|
|
16. Mozes als middelaar
Ex 17
Op hun tocht door de woestijn werden de Israëlieten herhaaldelijk aangevallen door stammen, die daar woonden en die niets moesten hebben van die vreemdelingen. Zo trok Amalek op tegen Israël en het werd een hevige veldslag. Mozes stond op een berg en bad met opgeheven armen. Als hij ze van vermoeidheid liet zakken, was Amalek aan de winnende hand; hief Mozes zijn armen weer op, dan wonnen de Joden. Toen kwamen er twee mannen, die Mozes’ armen ondersteunden, totdat de strijd gestreden was.
Het gaat hier niet om zomaar een veldslag. Het gaat om de eeuwige strijd tussen goed en kwaad. Amalek staat voor het heidendom, Mozes voor het Godsgeloof en de Tora, de Wet Gods. Het is de strijd van alle tijden en alle plaatsen. Daarbij hebben we niet alleen strijders nodig, maar ook bidders, mensen die om Gods bijstand smeken.
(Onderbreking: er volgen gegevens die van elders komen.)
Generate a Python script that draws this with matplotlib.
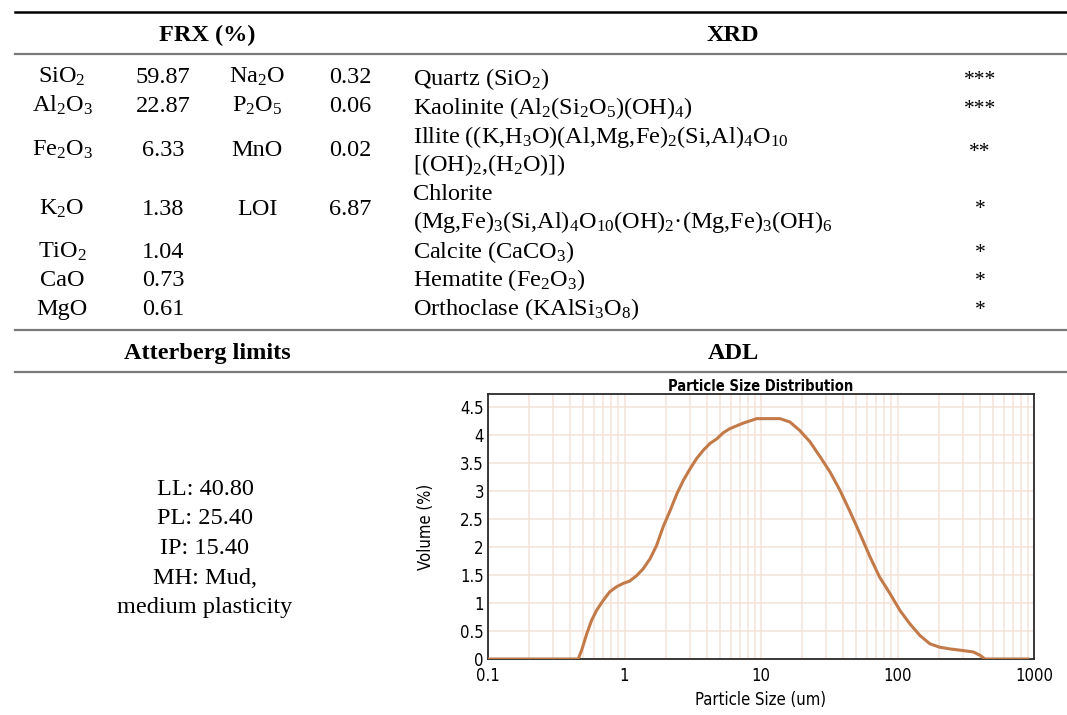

Er zit nog een bemoedigende les in dit verhaal. Toen Mozes uitgeput raakte, aanvaardde hij dankbaar de hulp van die twee mannen. Zo zal Jezus op zijn kruisweg dankbaar de hulp aanvaarden van Simon van Cyrene.
Het is geen schande om zwak en hulpbehoevend te zijn; we zijn in het goede gezelschap van Mozes en Jezus, als we de zorg van anderen mogen aanvaarden.